Now, though, a year and a half later, the dream of seeing SEEK on the OTCQB tier seems to be closer than ever. The ticker is still on the Pink level and this probably has something to do with the fact that OTC Markets recently put a minimum bid price of $0.01 per share for QB enterprises. Nevertheless, the company is now reporting with the SEC and the stock seems to be moving up.
In fact, SEEK hasn’t registered a red session in more than a week now and after another 22% jump yesterday, it’s sitting at $0.0033 per share. People seem rather excited about the recent developments and we should note that there are a few positive things.
The company announced the opening of a couple of new offices back in April and last week, they showed us their TV commercial which will be broadcast by a number of channels across the US. Of course, the 10-Q covering the quarter ended February 28 is also helping with the enthusiasm.
Here’s a summary of the unaudited financials:
- cash: $46 thousand
- current assets: $473 thousand
- current liabilities: $2.4 million
- quarterly revenues: $801 thousand
- quarterly net income: $212 thousand
There are, of course, some obvious problems like the dismal cash reserves and the huge working capital deficit, but there’s no getting away from the fact that there isn’t a whole lot of companies in Pennyland that can brag about a positive bottom line and more than $800 thousand in quarterly revenues.
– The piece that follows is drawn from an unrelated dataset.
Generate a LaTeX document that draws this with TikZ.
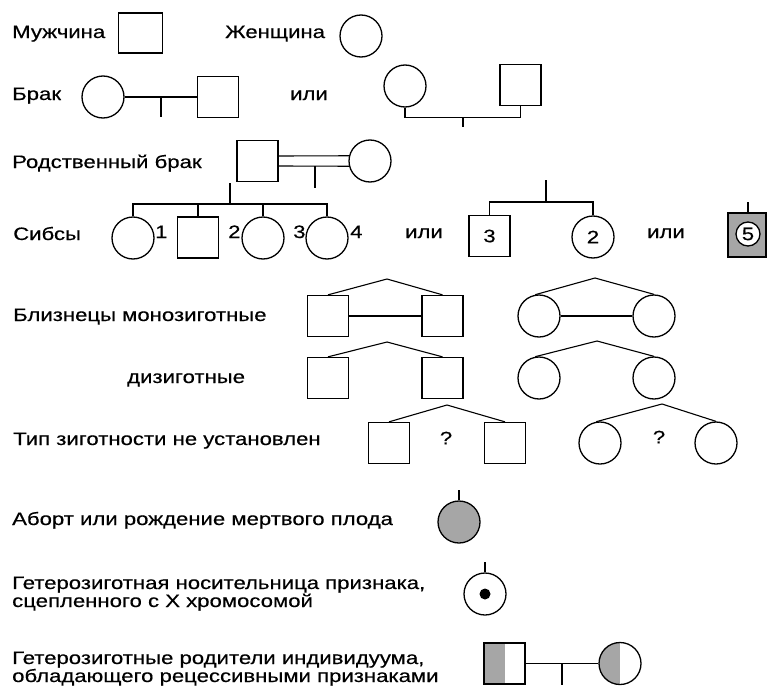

So why, you might be wondering, is SEEK so deep in the sub-penny levels?
If you take the time to open all the filings and compare them, you’d know. A quick check reveals that the number of issued and outstanding shares grew by more than 1 billion between September 2013 and April 2014. 573 million of them saw the light of day as a conversion of debt at prices ranging from $0.0004 to $0.0016 per share.
On the one hand, this is causing some severe dilution and the fact that a couple of months ago, SEEK decided to raise the number of authorized shares to 6 billion suggests that some more stock issuance might occur in the near future.
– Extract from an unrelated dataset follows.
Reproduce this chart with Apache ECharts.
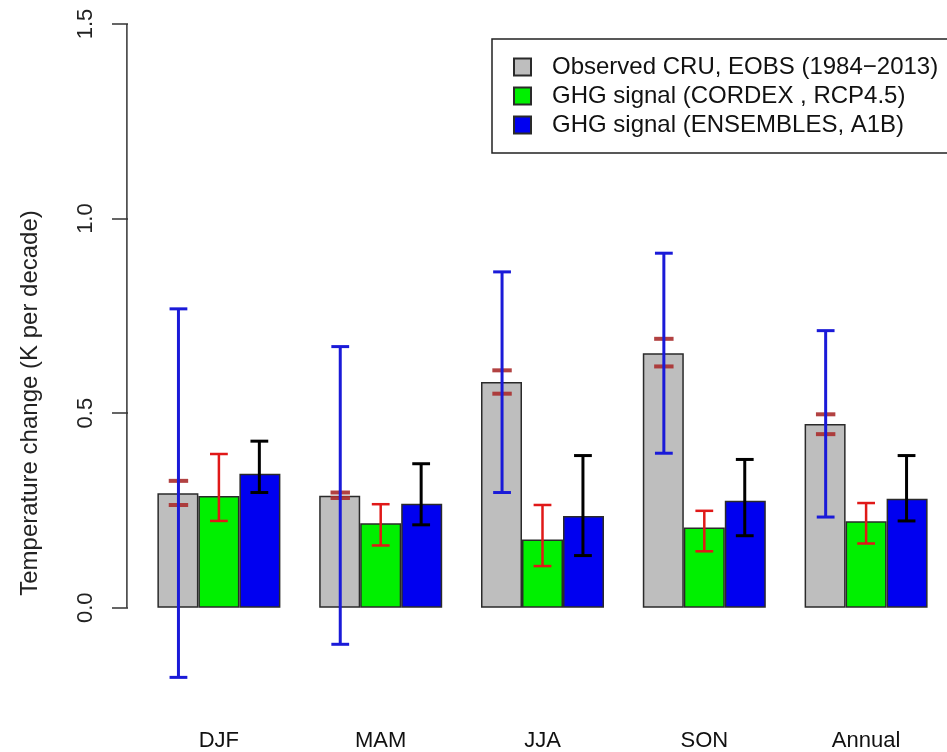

On the other, the discount features of the notes might tempt some of the former creditors to unleash the converted shares on the open market. If that happens, the ticker could be in for quite a crash. How bad can it be?
If you take a quick look at our articles, you’ll see that Eyes on The Go Inc (OTCMKTS:AXCG)’s shareholders are faced with pretty much the same problem. A couple of hours before yesterday’s opening bell, they presented us with the 10-Q covering the first quarter of 2014. It showed that between August 2013 and March 2014, they issued more than 1 billion shares as a conversion of debt at a rate of around $0.0002 per share. Investors apparently saw this and they hit the panic button. As a result, AXCG wiped out more than 50% of its market cap in just six and a half hours of trading.